Ruether’s approach also leads her to elevate certain texts while diminishing others. She emphasizes passages like Luke 4:18–19, where Jesus speaks of liberation and justice, and interprets them as central to understanding Scripture. Those texts are indeed important, but the issue is how they are used. Instead of allowing the full counsel of Scripture to interpret itself, certain themes are elevated as the controlling lens through which all other texts must be read. In my research, I noted that Ruether treats texts as authoritative only insofar as they align with her vision of justice and liberation (Morrison, Ruether Paper, p. 3) .
That creates a canon within the canon. Some texts carry weight; others are minimized or dismissed. But Scripture does not present itself that way. It presents itself as a unified revelation from God, where each part contributes to the whole.

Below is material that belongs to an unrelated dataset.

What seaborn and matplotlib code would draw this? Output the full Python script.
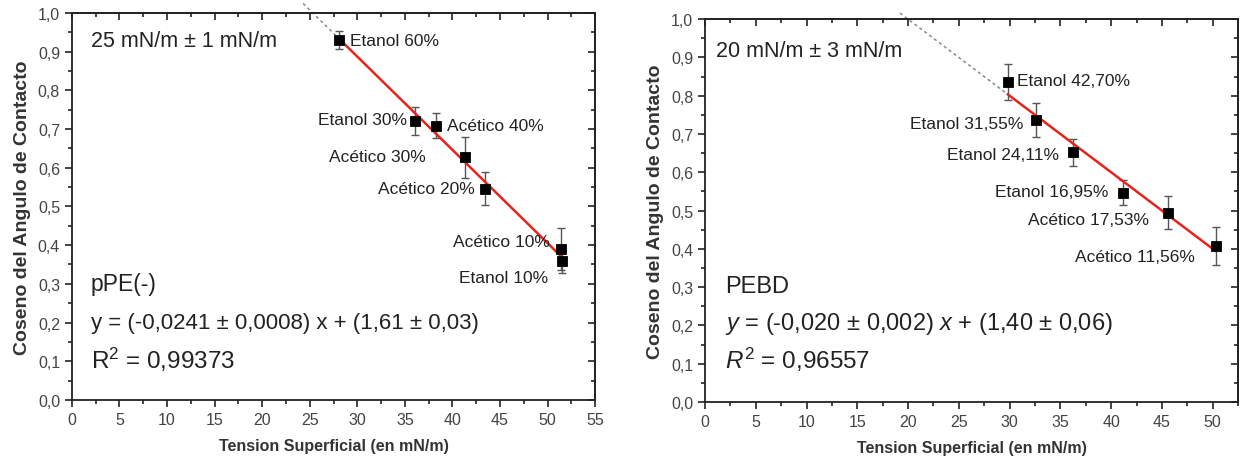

At its core, then, the issue is not simply about gender roles or specific passages. It is about where authority resides. Scripture places authority in what God has spoken. Ruether’s method relocates that authority in the reader’s framework. As I argued in my research, this ultimately results in Scripture becoming subordinate to the reader (Morrison, Ruether Paper, p. 4) .
And once that happens, meaning is no longer discovered. It is constructed.
This brings us back to the central issue of this conference. The Bible says it—but if the meaning of what it says can be revised, then belief is no longer submission. It is agreement. And agreement is a very different thing than faith.
Scripture calls us not to reshape its message, but to receive it. And if we are going to say, “I believe it,” then we must first be committed to understanding what God has actually said—and to letting that meaning stand, even when it confronts us.